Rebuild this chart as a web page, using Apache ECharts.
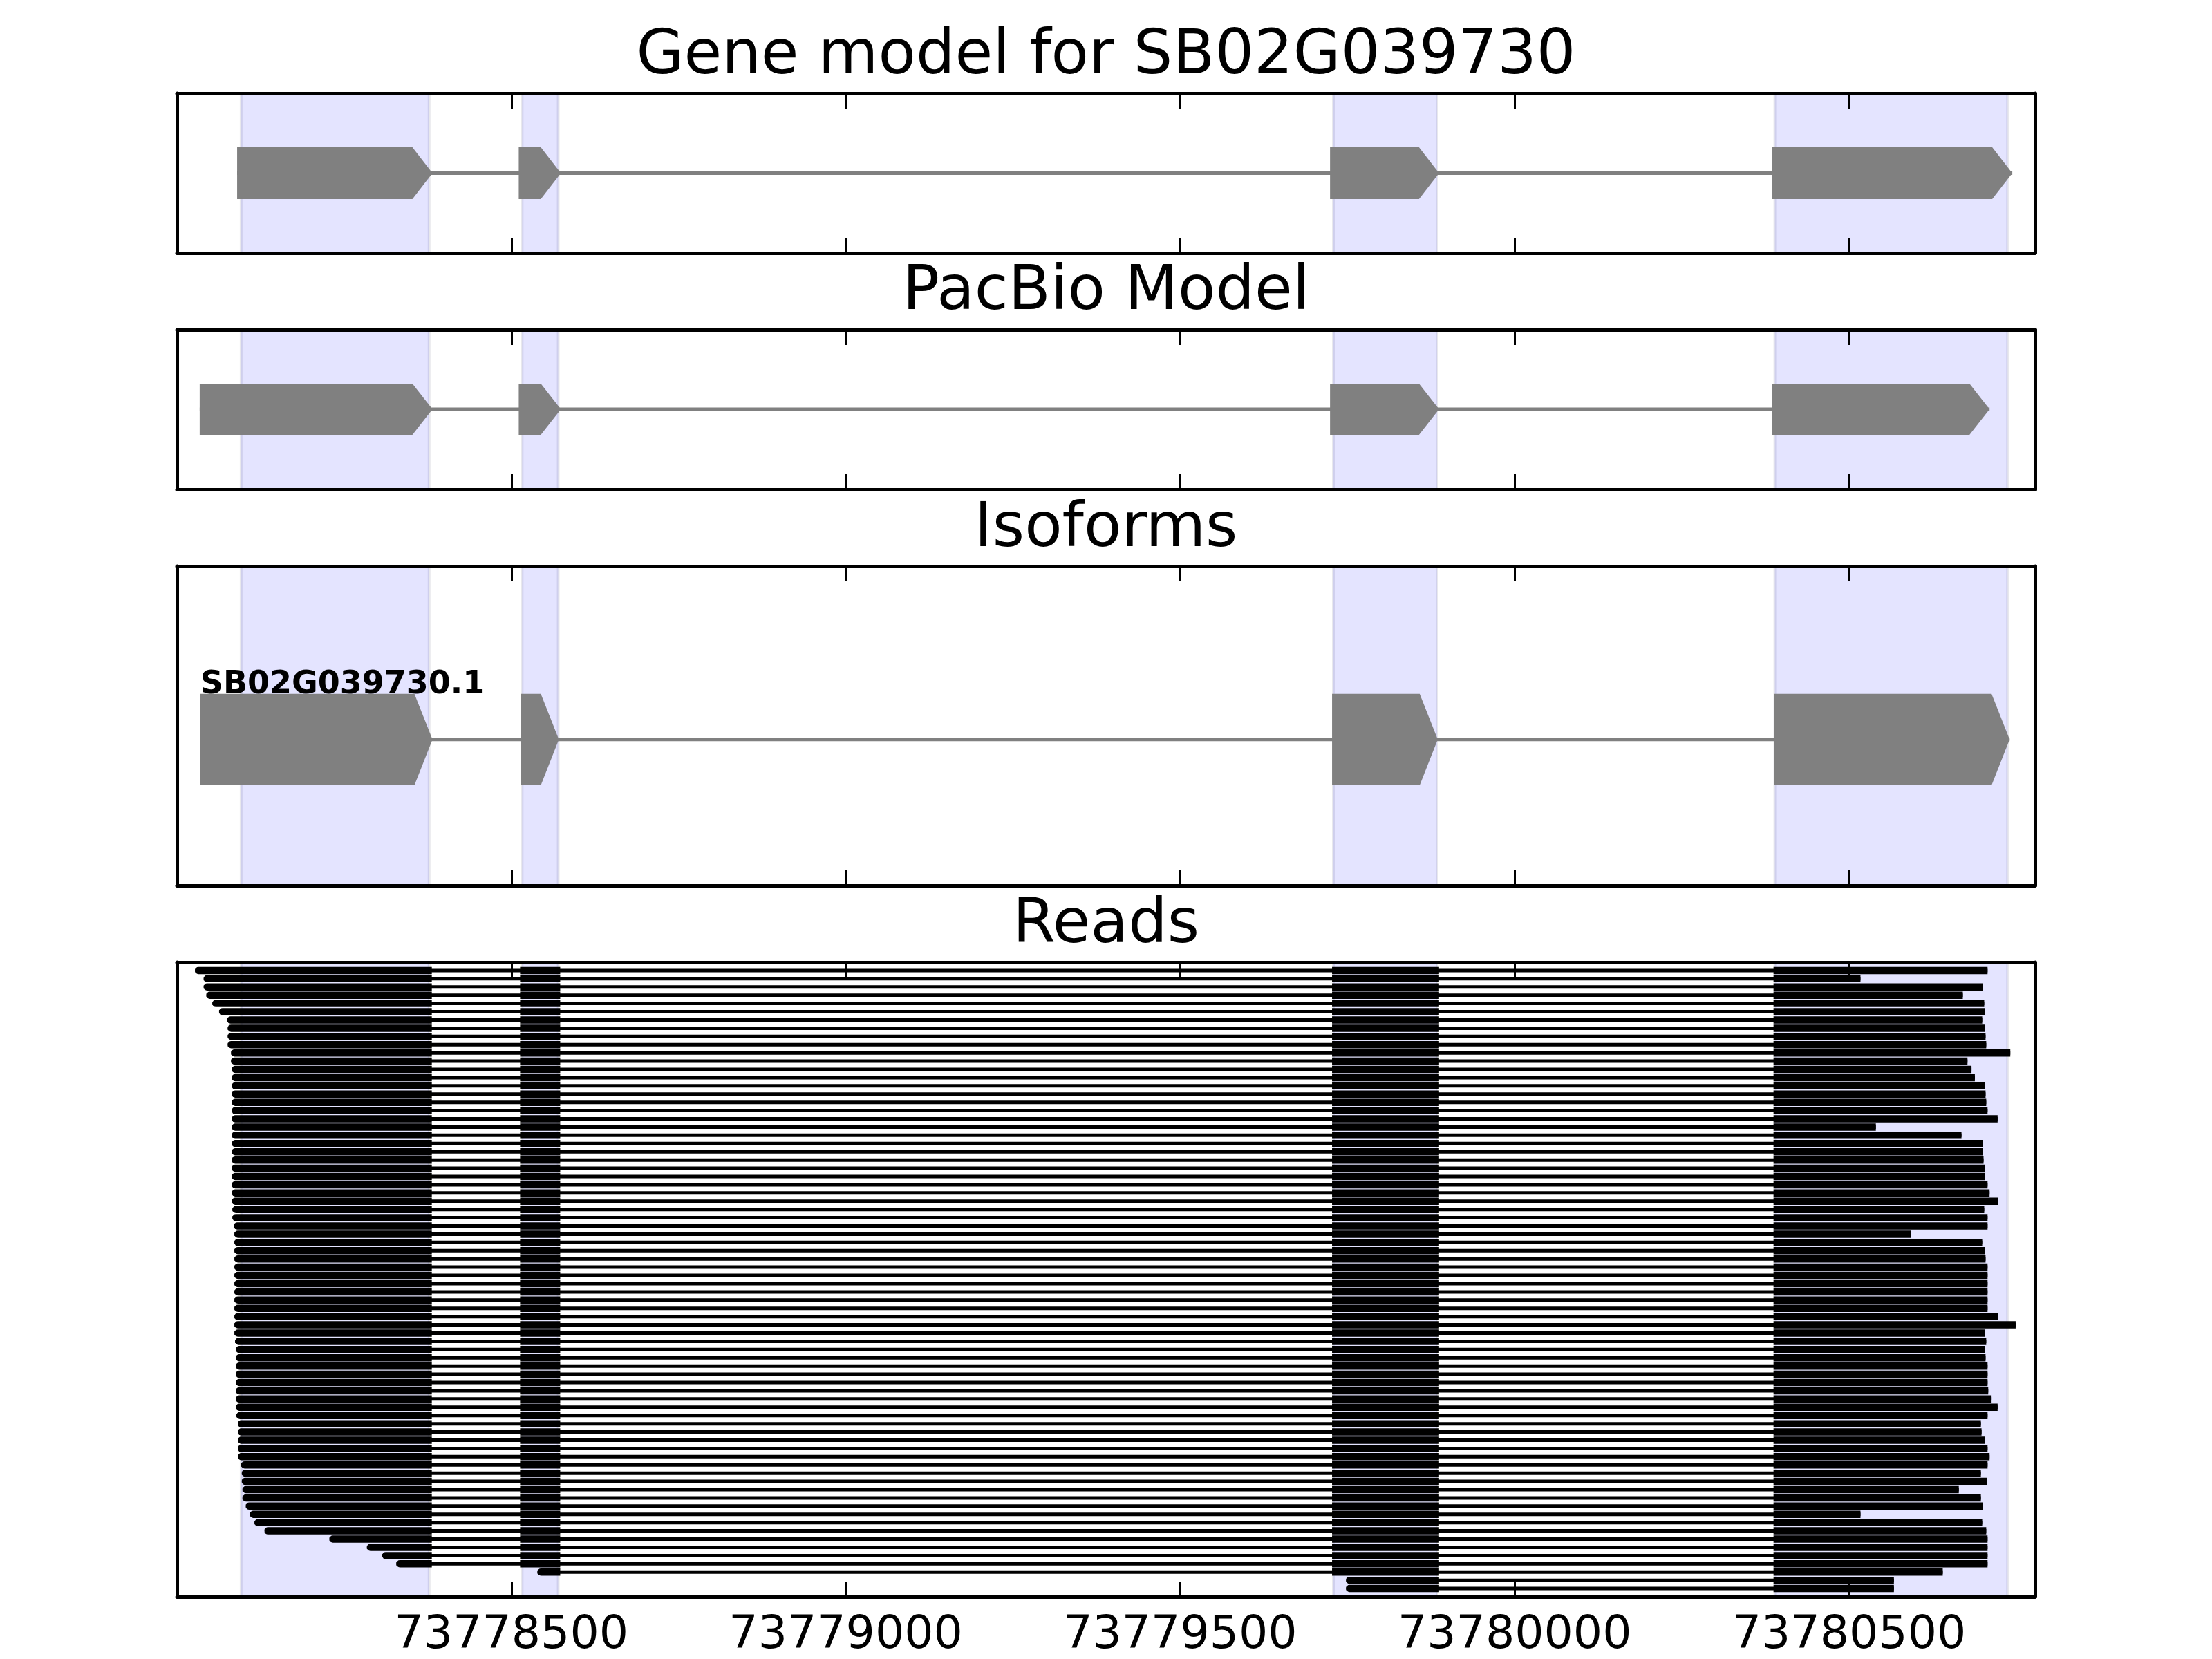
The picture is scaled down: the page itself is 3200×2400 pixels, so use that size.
<!DOCTYPE html>
<html><head><meta charset="utf-8">
<script src="https://cdn.jsdelivr.net/npm/echarts@6/dist/echarts.min.js"></script>
<style>html,body{margin:0;padding:0;background:#fff}#c{width:3200px;height:2400px}</style>
</head><body><div id="c"></div>
<script>
// ---------------- data ----------------
const X_MIN = 73778000;
const X_MAX = 73780778;
const TICK_STEP = 500;
const panelTitles = ['Gene model for SB02G039730', 'PacBio Model', 'Isoforms', 'Reads'];

// shaded exon bands (shared by all panels)
const exonBands = [[73778096, 73778377], [73778516, 73778570], [73779729, 73779884], [73780389, 73780737]];
// gene model exons
const geneModelExons = [[73778090, 73778382], [73778511, 73778574], [73779724, 73779887], [73780385, 73780744]];
// PacBio model exons
const pacbioExons = [[73778034, 73778382], [73778511, 73778574], [73779724, 73779887], [73780385, 73780710]];
// isoform
const isoformName = 'SB02G039730.1';
const isoformExons = [[73778035, 73778382], [73778514, 73778571], [73779727, 73779885], [73780388, 73780740]];
// read splice junction boundaries (exon starts / ends; null = open, read start/end)
const readExonStarts = [null, 73778513, 73779727, 73780387];
const readExonEnds = [73778381, 73778573, 73779887, null];
// reads, top to bottom
const readStarts = [
  73778027, 73778040, 73778040, 73778044, 73778053, 73778063, 73778075, 73778076, 73778076, 73778076,
  73778081, 73778081, 73778082, 73778082, 73778082, 73778082, 73778082, 73778082, 73778082, 73778082,
  73778082, 73778082, 73778082, 73778082, 73778082, 73778082, 73778082, 73778082, 73778082, 73778083,
  73778083, 73778085, 73778086, 73778086, 73778086, 73778086, 73778086, 73778086, 73778086, 73778086,
  73778086, 73778086, 73778086, 73778086, 73778086, 73778087, 73778088, 73778088, 73778088, 73778088,
  73778088, 73778088, 73778088, 73778088, 73778089, 73778091, 73778091, 73778091, 73778091, 73778091,
  73778096, 73778097, 73778097, 73778098, 73778098, 73778103, 73778109, 73778116, 73778131, 73778228,
  73778284, 73778307, 73778328, 73778539, 73779748, 73779748
];
const readEnds = [
  73780707, 73780517, 73780700, 73780670, 73780702, 73780703, 73780699, 73780703, 73780704, 73780705,
  73780741, 73780677, 73780683, 73780688, 73780703, 73780704, 73780705, 73780707, 73780722, 73780540,
  73780668, 73780700, 73780700, 73780701, 73780703, 73780703, 73780707, 73780710, 73780723, 73780702,
  73780707, 73780707, 73780593, 73780699, 73780703, 73780704, 73780707, 73780707, 73780707, 73780707,
  73780707, 73780707, 73780723, 73780749, 73780703, 73780705, 73780703, 73780704, 73780707, 73780707,
  73780707, 73780708, 73780713, 73780722, 73780707, 73780697, 73780698, 73780703, 73780707, 73780710,
  73780707, 73780697, 73780706, 73780664, 73780697, 73780700, 73780517, 73780699, 73780705, 73780707,
  73780707, 73780707, 73780707, 73780640, 73780567, 73780567
];

// ---------------- style ----------------
const FONT = 'DejaVu Sans';
const GRAY = '#808080';
const BAND_FILL = 'rgba(0,0,255,0.105)';
const BAND_EDGE = 'rgba(0,0,60,0.09)';
const SPINE_W = 5;
const panels = [
  {top: 135, height: 231, yMin: 0, yMax: 1},
  {top: 477, height: 231, yMin: 0, yMax: 1},
  {top: 819, height: 462, yMin: 0, yMax: 1},
  {top: 1392, height: 921, yMin: -1, yMax: readStarts.length}
];
const titleTops = [38, 379, 722, 1295];

const grids = [], xAxes = [], yAxes = [], series = [];
panels.forEach((p, g) => {
  grids.push({left: 256, right: 256, top: p.top, height: p.height, containLabel: false});
  ['bottom', 'top'].forEach(pos => {
    xAxes.push({
      gridIndex: g, type: 'value', position: pos, min: X_MIN, max: X_MAX, interval: TICK_STEP, z: 10,
      axisLine: {show: true, onZero: false, lineStyle: {color: '#000', width: SPINE_W}},
      axisTick: {show: true, inside: true, length: 22, lineStyle: {color: '#000', width: 3}},
      splitLine: {show: false},
      axisLabel: {
        show: (g === 3 && pos === 'bottom'), formatter: v => String(v), fontSize: 66.5, fontFamily: FONT,
        color: '#000', margin: 23, showMinLabel: false, showMaxLabel: false
      }
    });
  });
  ['left', 'right'].forEach(pos => {
    yAxes.push({
      gridIndex: g, type: 'value', position: pos, min: p.yMin, max: p.yMax, inverse: true, z: 10,
      axisLine: {show: true, onZero: false, lineStyle: {color: '#000', width: SPINE_W}},
      axisTick: {show: false}, axisLabel: {show: false}, splitLine: {show: false}
    });
  });
  // shaded exon bands
  series.push({
    type: 'custom', xAxisIndex: 2 * g, yAxisIndex: 2 * g, z: 1, silent: true,
    encode: {x: [0, 1], y: 2},
    data: exonBands.map(b => [b[0], b[1], 0]),
    renderItem: (params, api) => {
      const cs = params.coordSys;
      const a = api.coord([api.value(0), 0])[0];
      const b = api.coord([api.value(1), 0])[0];
      return {type: 'rect', shape: {x: a, y: cs.y, width: b - a, height: cs.height},
        style: {fill: BAND_FILL, stroke: BAND_EDGE, lineWidth: 4}};
    }
  });
});

function addModel(g, exons, yc, hh, head, label) {
  // intron backbone
  series.push({
    type: 'custom', xAxisIndex: 2 * g, yAxisIndex: 2 * g, z: 3, silent: true,
    encode: {x: [0, 1], y: 2},
    data: [[exons[0][0], exons[exons.length - 1][1], yc]],
    renderItem: (params, api) => {
      const a = api.coord([api.value(0), yc]);
      const b = api.coord([api.value(1), yc]);
      return {type: 'line', shape: {x1: a[0], y1: a[1], x2: b[0], y2: b[1]}, style: {stroke: GRAY, lineWidth: 5}};
    }
  });
  // exon arrows
  series.push({
    type: 'custom', xAxisIndex: 2 * g, yAxisIndex: 2 * g, z: 4, silent: true,
    encode: {x: [0, 1], y: 2},
    data: exons.map(e => [e[0], e[1], yc]),
    renderItem: (params, api) => {
      const s = api.value(0), e = api.value(1);
      const h = Math.min(head, e - s);
      const pT = api.coord([s, yc - hh]), pB = api.coord([s, yc + hh]);
      const pH = api.coord([e - h, yc]), pE = api.coord([e, yc]);
      const poly = {type: 'polygon', shape: {points: [[pT[0], pT[1]], [pH[0], pT[1]], [pE[0], pE[1]], [pH[0], pB[1]], [pB[0], pB[1]]]},
        style: {fill: GRAY}};
      if (label && params.dataIndex === 0) {
        const top = Math.min(pT[1], pB[1]);
        return {type: 'group', children: [poly, {
          type: 'text', x: pT[0], y: top + 10,
          style: {text: label, fontSize: 46, fontWeight: 'bold', fontFamily: FONT, fill: '#000', align: 'left', verticalAlign: 'bottom'}
        }]};
      }
      return poly;
    }
  });
}
addModel(0, geneModelExons, 0.5, 0.162, 30, null);
addModel(1, pacbioExons, 0.498, 0.16, 30, null);
addModel(2, isoformExons, 0.543, 0.143, 27, isoformName);

// reads
const READ_H = 10.5, READ_LINE = 5;
series.push({
  type: 'custom', xAxisIndex: 6, yAxisIndex: 6, z: 3, silent: true,
  encode: {x: [0, 1], y: 2},
  data: readStarts.map((s, i) => [s, readEnds[i], i]),
  renderItem: (params, api) => {
    const s = api.value(0), e = api.value(1), row = api.value(2);
    const p0 = api.coord([s, row]), p1 = api.coord([e, row]);
    const yc = p0[1];
    const children = [{type: 'line', shape: {x1: p0[0], y1: yc, x2: p1[0], y2: yc}, style: {stroke: '#000', lineWidth: READ_LINE}}];
    let first = true;
    for (let i = 0; i < readExonStarts.length; i++) {
      const bs = Math.max(s, readExonStarts[i] === null ? -Infinity : readExonStarts[i]);
      const be = Math.min(e, readExonEnds[i] === null ? Infinity : readExonEnds[i]);
      if (be <= bs) continue;
      const a = api.coord([bs, row])[0], b = api.coord([be, row])[0];
      children.push({type: 'rect', shape: {x: a, y: yc - READ_H / 2, width: b - a, height: READ_H, r: first ? [5, 0, 0, 5] : 0},
        style: {fill: '#000'}});
      first = false;
    }
    return {type: 'group', children};
  }
});

const option = {
  animation: false,
  backgroundColor: '#fff',
  title: panelTitles.map((t, i) => ({
    text: t, left: 'center', top: titleTops[i], padding: 0,
    textStyle: {fontSize: 89, fontWeight: 'normal', fontFamily: FONT, color: '#000'}
  })),
  grid: grids, xAxis: xAxes, yAxis: yAxes, series
};
const chart = echarts.init(document.getElementById('c'));
chart.setOption(option);
</script></body></html>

____

▶ What to work on
Give again, word for word, only the lines running from the line with "The picture is" through the line with "const panelTitles = ['Gene"; include both of those lines.

▶ The result
The picture is scaled down: the page itself is 3200×2400 pixels, so use that size.
<!DOCTYPE html>
<html><head><meta charset="utf-8">
<script src="https://cdn.jsdelivr.net/npm/echarts@6/dist/echarts.min.js"></script>
<style>html,body{margin:0;padding:0;background:#fff}#c{width:3200px;height:2400px}</style>
</head><body><div id="c"></div>
<script>
// ---------------- data ----------------
const X_MIN = 73778000;
const X_MAX = 73780778;
const TICK_STEP = 500;
const panelTitles = ['Gene model for SB02G039730', 'PacBio Model', 'Isoforms', 'Reads'];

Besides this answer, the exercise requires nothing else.